Tuesday, December 7, 2010

Vivian

At this moment, within a one-mile radius of where I am at this moment there are 23 locations at which I could purchase a cold beverage. No matter which location I go to, I will purchase a Pepsi Max which will, predictably, be the same temperature, size and hold the exact same calorie-free sweet satisfaction regardless of my chosen retail outlet.

Why, then, do I make a daily just-past-noon voyage to the same shady-but-loved little 1-2-3 store? Because it is the closest? The cheapest? The most posh?

Well, though “all of the above” are true, actually, the answer is Vivian.

Vivian emanates all of the real-life qualities of an aged Japanese version of Betty Boop. She is a women who is only as confident in her beauty as her lipstick is red and I am sure that her collection of little round stickers say things like '02- Vermilion' or '33- Cherry Punch' or '208-Sexy as Scarlet'. Vivian is everything a little girl with a vanity set has ever dreamt of seeing in the reflection of a plastic mirror-she has the sparkliest necklaces, the prettiest, most perfect hair and "womans" the counter of the convenience store as if to say, "why isn't life glamorous?"

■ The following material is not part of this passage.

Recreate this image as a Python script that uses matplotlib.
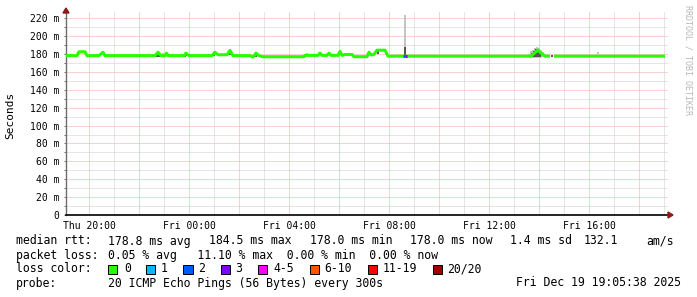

Every day, when I take my bottle to the checkout, she forgoes announcing the price and just looks, turns her head to the side in a little sigh and says, "so beautiful". I hand her my money. "Look at your eyes, so pretty, your pretty, pretty girl eyes". Then, in the same matter-of-fact, pleasant way most cashiers would announce your change, she just smiles, motherly flutters her eyelashes, and bids you farewell with a bright, "You have a very lucky man in your life." I usually can't help but to giggle as I often instinctively respond with a charmed "you, too".